Shadow Soldiers on Oak Island: The Unsettling Theory Behind a Secret Treasure Retrieval

For decades, Oak Island has been associated with buried chests, legendary engineers, and mysterious tunnels. But a new wave of discussion in the fan community has shifted the spotlight toward a far darker possibility: that a secret military unit may have reached Oak Island long before modern treasure hunters — carried out a covert retrieval operation — and left behind only fragments of their presence.

It is a theory built not on evidence, but on absence. Not on clarity, but on unanswered questions. And that, perhaps, is why it has captured so much attention.

A Coin That Shouldn’t Be There

The drama ignited from something surprisingly small: a Roman coin found in Nova Scotia. Historians have long argued that such artifacts were likely brought by European collectors, not ancient travellers. But to a growing group of online theorists, the coin represents something else entirely — a mistake. A remnant dropped by someone who should not have been on the island, at a moment when no history book records any official presence.

To these believers, the coin is not evidence of Rome reaching the New World. It is evidence that someone in the 18th or early 19th century carried foreign objects during a mission shrouded in secrecy.

A Night Operation No One Was Supposed to See

The theory imagines a dramatic scene.

Late at night, long before the famous teenage discovery of 1795, small boats approach the island. They carry men without uniforms, without flags, without paperwork — soldiers by training, but ghosts on the record. Their tools are crude but effective: ropes, pulleys, lanterns, and sealed orders delivered strictly by word of mouth.

Their objective is clear:
retrieve what lies below the Money Pit and erase all evidence of their presence.

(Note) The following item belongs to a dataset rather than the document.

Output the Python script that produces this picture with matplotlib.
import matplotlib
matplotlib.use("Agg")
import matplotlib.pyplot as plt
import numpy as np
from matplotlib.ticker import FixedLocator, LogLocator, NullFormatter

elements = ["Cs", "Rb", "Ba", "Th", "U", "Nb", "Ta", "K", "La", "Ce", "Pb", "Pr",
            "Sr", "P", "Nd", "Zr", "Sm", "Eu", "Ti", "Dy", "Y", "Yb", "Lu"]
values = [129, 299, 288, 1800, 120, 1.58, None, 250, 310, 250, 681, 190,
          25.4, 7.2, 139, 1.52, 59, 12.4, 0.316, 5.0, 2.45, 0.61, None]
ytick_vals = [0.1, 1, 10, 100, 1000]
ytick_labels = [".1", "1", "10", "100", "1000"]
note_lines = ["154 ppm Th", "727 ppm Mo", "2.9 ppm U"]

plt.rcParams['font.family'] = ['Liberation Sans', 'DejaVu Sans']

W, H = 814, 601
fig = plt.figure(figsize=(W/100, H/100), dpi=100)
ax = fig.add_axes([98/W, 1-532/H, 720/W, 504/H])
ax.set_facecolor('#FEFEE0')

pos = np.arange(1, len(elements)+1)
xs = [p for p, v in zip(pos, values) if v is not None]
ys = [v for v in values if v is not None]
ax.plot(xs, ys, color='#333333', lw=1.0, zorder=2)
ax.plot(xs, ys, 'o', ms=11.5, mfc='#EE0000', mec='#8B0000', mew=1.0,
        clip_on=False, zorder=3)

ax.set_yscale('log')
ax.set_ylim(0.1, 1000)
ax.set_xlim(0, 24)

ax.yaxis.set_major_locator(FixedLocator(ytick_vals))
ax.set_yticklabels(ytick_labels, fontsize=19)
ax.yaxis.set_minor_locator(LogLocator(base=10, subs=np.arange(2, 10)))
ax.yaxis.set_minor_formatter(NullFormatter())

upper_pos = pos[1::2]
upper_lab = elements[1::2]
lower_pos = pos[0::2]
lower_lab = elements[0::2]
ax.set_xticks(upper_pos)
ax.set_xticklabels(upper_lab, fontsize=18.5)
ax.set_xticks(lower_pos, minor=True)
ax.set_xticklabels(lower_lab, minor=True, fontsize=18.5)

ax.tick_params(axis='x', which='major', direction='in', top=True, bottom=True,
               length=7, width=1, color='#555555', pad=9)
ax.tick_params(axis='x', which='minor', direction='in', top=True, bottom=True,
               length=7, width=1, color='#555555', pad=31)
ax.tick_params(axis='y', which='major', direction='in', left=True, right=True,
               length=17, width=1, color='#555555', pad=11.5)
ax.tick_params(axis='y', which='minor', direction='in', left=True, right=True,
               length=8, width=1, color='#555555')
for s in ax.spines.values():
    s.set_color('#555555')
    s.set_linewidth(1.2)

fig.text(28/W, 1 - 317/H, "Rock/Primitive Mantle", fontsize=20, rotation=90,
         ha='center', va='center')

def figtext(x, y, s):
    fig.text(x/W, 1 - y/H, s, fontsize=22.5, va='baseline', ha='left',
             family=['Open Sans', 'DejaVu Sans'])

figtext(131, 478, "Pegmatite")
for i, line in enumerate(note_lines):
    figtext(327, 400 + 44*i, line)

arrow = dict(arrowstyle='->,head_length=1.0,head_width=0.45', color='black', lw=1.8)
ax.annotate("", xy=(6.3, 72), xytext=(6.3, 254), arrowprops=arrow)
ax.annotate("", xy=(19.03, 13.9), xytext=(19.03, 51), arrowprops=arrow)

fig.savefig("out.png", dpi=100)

According to the narrative, these men reopen shafts already known to exist, remove crates or metallic objects of unknown value, and destroy whatever they cannot carry. Burn marks found in certain areas are cited — albeit speculatively — as hints of this alleged “clean-up.”

And somewhere in this quiet, tense operation, a small coin falls unnoticed from a pocket. A tiny slip in an otherwise flawless mission.

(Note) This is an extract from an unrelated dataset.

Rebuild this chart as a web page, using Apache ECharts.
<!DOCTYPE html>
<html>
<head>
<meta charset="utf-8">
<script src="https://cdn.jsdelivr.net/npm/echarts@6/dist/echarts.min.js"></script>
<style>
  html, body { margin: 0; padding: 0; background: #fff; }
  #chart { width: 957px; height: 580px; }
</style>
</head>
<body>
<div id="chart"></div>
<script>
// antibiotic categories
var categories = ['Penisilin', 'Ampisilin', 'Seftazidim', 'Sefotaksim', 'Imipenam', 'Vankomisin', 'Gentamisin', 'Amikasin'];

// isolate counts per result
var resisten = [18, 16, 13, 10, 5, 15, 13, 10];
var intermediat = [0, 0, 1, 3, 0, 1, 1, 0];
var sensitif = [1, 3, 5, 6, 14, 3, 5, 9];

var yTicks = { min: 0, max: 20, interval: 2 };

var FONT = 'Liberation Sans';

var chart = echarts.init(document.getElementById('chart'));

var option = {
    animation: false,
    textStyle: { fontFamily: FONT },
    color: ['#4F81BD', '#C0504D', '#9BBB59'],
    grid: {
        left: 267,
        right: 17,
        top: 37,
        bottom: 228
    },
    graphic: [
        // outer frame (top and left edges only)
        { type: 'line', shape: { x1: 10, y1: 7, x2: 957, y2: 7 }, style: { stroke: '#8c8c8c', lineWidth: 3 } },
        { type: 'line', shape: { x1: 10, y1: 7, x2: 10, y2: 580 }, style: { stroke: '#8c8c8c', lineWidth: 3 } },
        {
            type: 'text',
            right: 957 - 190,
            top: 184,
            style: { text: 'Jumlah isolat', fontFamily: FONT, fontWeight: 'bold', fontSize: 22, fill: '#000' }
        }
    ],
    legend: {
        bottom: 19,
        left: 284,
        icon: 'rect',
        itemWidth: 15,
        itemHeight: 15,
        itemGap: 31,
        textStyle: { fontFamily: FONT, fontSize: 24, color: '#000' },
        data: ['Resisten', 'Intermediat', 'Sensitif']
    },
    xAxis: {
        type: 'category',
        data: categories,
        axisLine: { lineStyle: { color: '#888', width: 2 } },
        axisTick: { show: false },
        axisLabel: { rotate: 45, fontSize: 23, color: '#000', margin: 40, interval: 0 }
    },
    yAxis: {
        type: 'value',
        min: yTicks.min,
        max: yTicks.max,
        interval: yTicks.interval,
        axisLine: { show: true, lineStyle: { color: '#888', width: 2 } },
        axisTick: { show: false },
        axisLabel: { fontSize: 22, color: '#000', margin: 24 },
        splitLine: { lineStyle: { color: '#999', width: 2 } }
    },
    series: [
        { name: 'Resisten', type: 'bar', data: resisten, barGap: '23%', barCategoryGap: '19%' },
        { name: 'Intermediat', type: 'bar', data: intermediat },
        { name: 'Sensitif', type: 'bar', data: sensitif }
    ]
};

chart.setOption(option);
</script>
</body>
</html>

Why Would Soldiers Be Involved?

The theory becomes even more dramatic when explaining the motive.

Some believers argue the soldiers were acting on behalf of a European crown attempting to recover state treasure before political upheaval. Others imagine navigational documents tied to secret voyages. The boldest suggest objects that could rewrite early North American history — items too controversial to reveal publicly.

None of these possibilities have evidence behind them. But the absence of documentation is precisely what keeps the theory alive.

A Community Split in Two

The online debate is fierce.

Supporters claim the island shows signs of being accessed before 1795 — soil disruptions, unexplained tunnels, and engineering inconsistent with civilian groups of the era. To them, the idea of a secret retrieval team explains not just what has been found, but what has not.

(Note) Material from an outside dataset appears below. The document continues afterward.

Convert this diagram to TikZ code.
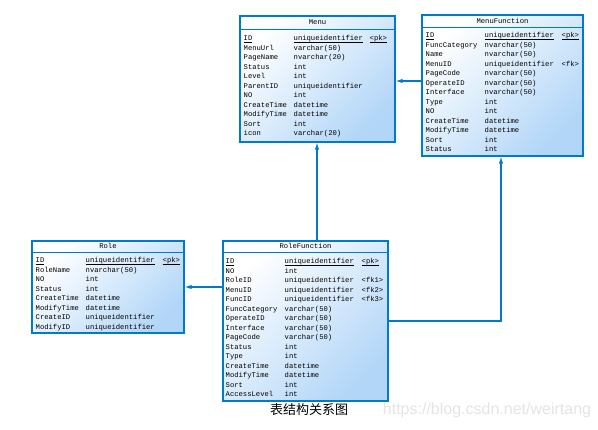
\documentclass[tikz,border=0pt]{standalone}
\usepackage{fontspec}
\setmainfont{Liberation Sans}
\setmonofont{Liberation Mono}
\newfontfamily\cjk{Noto Sans CJK SC}
\usetikzlibrary{positioning,arrows.meta,calc}
\definecolor{pdblue}{RGB}{0,122,204}
\definecolor{pdfill}{RGB}{178,214,248}
\definecolor{wmgray}{RGB}{228,228,228}
\newcommand{\keyul}[1]{\leavevmode\setbox0\hbox{#1}\rlap{\rule[-1.2pt]{\wd0}{0.45pt}}\box0}

\begin{document}
\begin{tikzpicture}[x=1pt, y=-1pt, every node/.style={font=\ttfamily\fontsize{7.2}{9.5}\selectfont}]
  \tikzset{
    table/.style={draw=pdblue, line width=1.1pt, top color=white, bottom color=pdfill, shading angle=45, inner sep=0pt},
    title/.style={inner sep=0pt},
    body/.style={inner sep=0pt, anchor=north west, align=left},
    sep/.style={draw=pdblue, line width=1pt},
    rel/.style={draw=pdblue, line width=1.2pt, -{Latex[length=7pt,width=4.5pt]}}
  }
  \useasboundingbox (0,0) rectangle (598,430);

  % tables
  \node[table, minimum width=155, minimum height=126] (menu)   at (317.5,79)  {};
  \node[table, minimum width=161, minimum height=141] (menufn) at (502.5,85.5) {};
  \node[table, minimum width=152, minimum height=92]  (role)   at (108,287)   {};
  \node[table, minimum width=165, minimum height=160] (rolefn) at (305.5,321) {};

  \draw[sep] ([yshift=-14pt]menu.north west)   -- ([yshift=-14pt]menu.north east);
  \draw[sep] ([yshift=-13pt]menufn.north west) -- ([yshift=-13pt]menufn.north east);
  \draw[sep] ([yshift=-12pt]role.north west)   -- ([yshift=-12pt]role.north east);
  \draw[sep] ([yshift=-12pt]rolefn.north west) -- ([yshift=-12pt]rolefn.north east);

  \node[title, below=4pt of menu.north]   (menu-title)   {Menu};
  \node[title, below=3.5pt of menufn.north] (menufn-title) {MenuFunction};
  \node[title, below=3pt of role.north]   (role-title)   {Role};
  \node[title, below=3pt of rolefn.north] (rolefn-title) {RoleFunction};

  \node[body] (menu-body) at (243.5,34) {%
    \begin{tabular}{@{}p{50pt}@{}p{76pt}@{}l@{}}
      \keyul{ID} & \keyul{uniqueidentifier} & \keyul{<pk>}\\
      MenuUrl & varchar(50) & \\
      PageName & nvarchar(20) & \\
      Status & int & \\
      Level & int & \\
      ParentID & uniqueidentifier & \\
      NO & int & \\
      CreateTime & datetime & \\
      ModifyTime & datetime & \\
      Sort & int & \\
      icon & varchar(20) & \\
    \end{tabular}};

  \node[body] (menufn-body) at (425.5,31) {%
    \begin{tabular}{@{}p{59pt}@{}p{77pt}@{}l@{}}
      \keyul{ID} & \keyul{uniqueidentifier} & \keyul{<pk>}\\
      FuncCategory & nvarchar(50) & \\
      Name & nvarchar(50) & \\
      MenuID & uniqueidentifier & <fk>\\
      PageCode & nvarchar(50) & \\
      OperateID & nvarchar(50) & \\
      Interface & nvarchar(50) & \\
      Type & int & \\
      NO & int & \\
      CreateTime & datetime & \\
      ModifyTime & datetime & \\
      Sort & int & \\
      Status & int & \\
    \end{tabular}};

  \node[body] (role-body) at (35.5,256) {%
    \begin{tabular}{@{}p{50pt}@{}p{77pt}@{}l@{}}
      \keyul{ID} & \keyul{uniqueidentifier} & \keyul{<pk>}\\
      RoleName & nvarchar(50) & \\
      NO & int & \\
      Status & int & \\
      CreateTime & datetime & \\
      ModifyTime & datetime & \\
      CreateID & uniqueidentifier & \\
      ModifyID & uniqueidentifier & \\
    \end{tabular}};

  \node[body] (rolefn-body) at (225.5,257) {%
    \begin{tabular}{@{}p{59pt}@{}p{77pt}@{}l@{}}
      \keyul{ID} & \keyul{uniqueidentifier} & \keyul{<pk>}\\
      NO & int & \\
      RoleID & uniqueidentifier & <fk1>\\
      MenuID & uniqueidentifier & <fk2>\\
      FuncID & uniqueidentifier & <fk3>\\
      FuncCategory & varchar(50) & \\
      OperateID & varchar(50) & \\
      Interface & varchar(50) & \\
      PageCode & varchar(50) & \\
      Status & int & \\
      Type & int & \\
      CreateTime & datetime & \\
      ModifyTime & datetime & \\
      Sort & int & \\
      AccessLevel & int & \\
    \end{tabular}};

  % references
  \coordinate (menu-in) at ([yshift=-2pt]menu.east);
  \draw[rel] (menu-in -| menufn.west) -- (menu-in);
  \draw[rel] ([xshift=-0.5pt]menu.south |- rolefn.north) -- ([xshift=-0.5pt]menu.south);
  \draw[rel] (rolefn.east) -| ([xshift=-1.5pt]menufn.south);
  \draw[rel] (role.east -| rolefn.west) -- (role.east);

  \node[font=\cjk\fontsize{13}{13}\selectfont] (caption) at (309,410) {表结构关系图};
  \node[font=\rmfamily\fontsize{16}{16}\selectfont, text=wmgray] (mark) at (487,410) {https://blog.csdn.net/weirtang};
\end{tikzpicture}
\end{document}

Sceptics dismiss the theory as indulging in fantasy. There are no logs, no letters, no naval orders — nothing that links any military group to Oak Island. The drama, they argue, is driven entirely by the island’s silence.

A Story Rick and Marty Might Understand Differently

The debate mirrors the personalities at the heart of The Curse of Oak Island.
Rick Lagina is known for embracing mystery; a theory like this would intrigue him. Marty Lagina, grounded in evidence and engineering, would likely dismiss it as speculation.

And that contrast — belief versus logic — is part of why the drama persists.

A Theory Without Proof, But With Power

There is no record of secret soldiers.
There is no confirmed hidden operation.
There is no evidence of treasure removed under the cover of darkness.

There is only a coin.
And an island full of questions that refuse to go away.

Sometimes, drama does not need proof to survive — only possibility.